Mortgage Daily

Published On: December 9, 2010

As market anxiety over European economies subsided, mortgage rates surged. Some signs point to a continued rise in rates. The latest mortgage forecast has the share of borrowers choosing adjustable rates increasing through the end of next year.

The average 30-year fixed-rate mortgage jumped 15 BPS to 4.61 percent in Freddie Mac’s Primary Mortgage Market Survey for the week ended Thursday. The 30-year, which was 4.81 percent a year ago, is expected to average just 4.5 percent in the first quarter of next year.

“After Europe made strides in its debt situation, investors left the security of U.S. Treasury debt causing bond yields to rise and mortgage rates along with them,” Freddie’s chief economist, Frank Nothaft, explained of this week’s activity in the report.

Market data from the Treasury Department indicate that the yield on the benchmark 10-year Treasury closed today at 3.23 percent, jumping 22 BPS from last Thursday’s close. The activity suggests rates might be a little higher in next week’s reports.

Mortgage rates will be higher next week based on an overwhelming majority of panelists surveyed by Bankrate.com for the week Dec. 9 to Dec. 15. A decline of at least 3 BPS was forecasted by 13 percent, and just 7 percent expected no change.
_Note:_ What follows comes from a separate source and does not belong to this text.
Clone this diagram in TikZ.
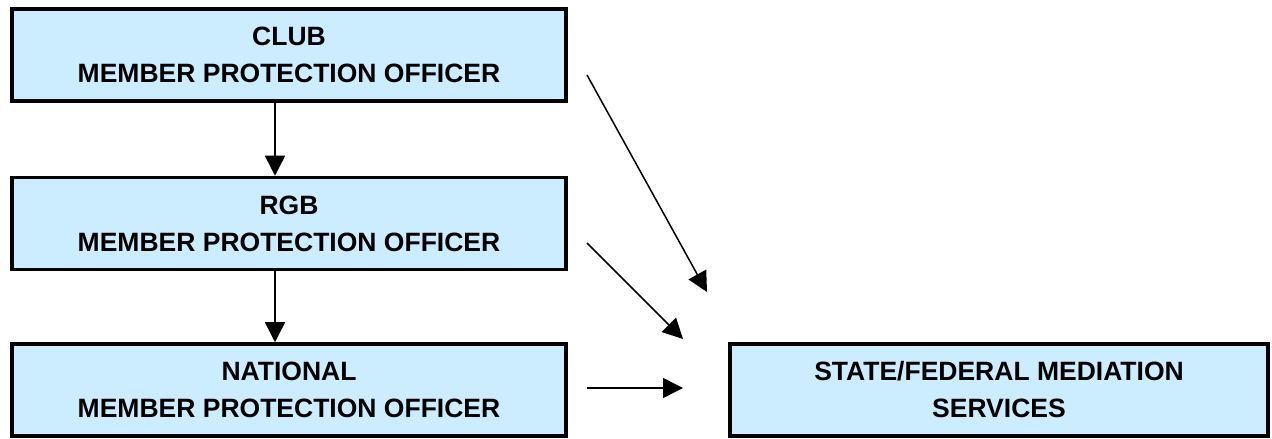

The spread between the jumbo 30-year fixed-rate mortgage and the conforming 30-year fell to 75 BPS in the Mortech-Mortgage Daily Mortgage Market Index report for the week ended Dec. 9 from 82 BPS a week ago.

Freddie reported that the average 15-year fixed-rate mortgage rose to 3.96 percent from 3.81 percent last week.

Also higher was the five-year Treasury-indexed adjustable-rate mortgage, which Freddie said averaged 3.60 percent versus 3.49 percent seven days earlier.

The one-year Treasury-indexed ARM, meanwhile, rose 2 BPS from last week to average 3.27 percent in Freddie’s weekly report. Freddie has the one-year ARM at 3.4 percent during the first three months of next year. The ARM’s index, the yield on the one-year Treasury, climbed to 0.30 percent Thursday from 0.29 percent a week earlier.

Subprime borrowers whose ARM index is the six-month London Interbank Offered Rate were not disappointed this week as the LIBOR was unmoved from a week earlier at 0.46 percent Wednesday, according to data reported by Bankrate.com.

Borrowers chose ARMs on 5.6 percent of the applications tracked in the Mortgage Bankers Association’s Weekly Mortgage Applications Survey for the week ended Dec. 3, lower than 5.7 percent the previous week.

Based on closed loans, Freddie has ARMs accounting for 6 percent of fourth-quarter volume then climbing to 10 percent by the end of next year.

New mortgage activity was up 38 percent based on the Mortgage Market Index, which climbed to 260 from 188 last Thursday. The increase reflects a surge of originators rushing to price loans as rates climbed.

Refinance share was 56 percent in the latest Mortech-Mortgage Daily report, higher than half last week. The rate-term share was 40 percent, and the cashout share was 16 percent.

Freddie predicts that the refinance share of applications will fall from 77 percent this quarter to 65 in the first-quarter 2011. By the end of next year, the ratio is expected to plummet to just over a third.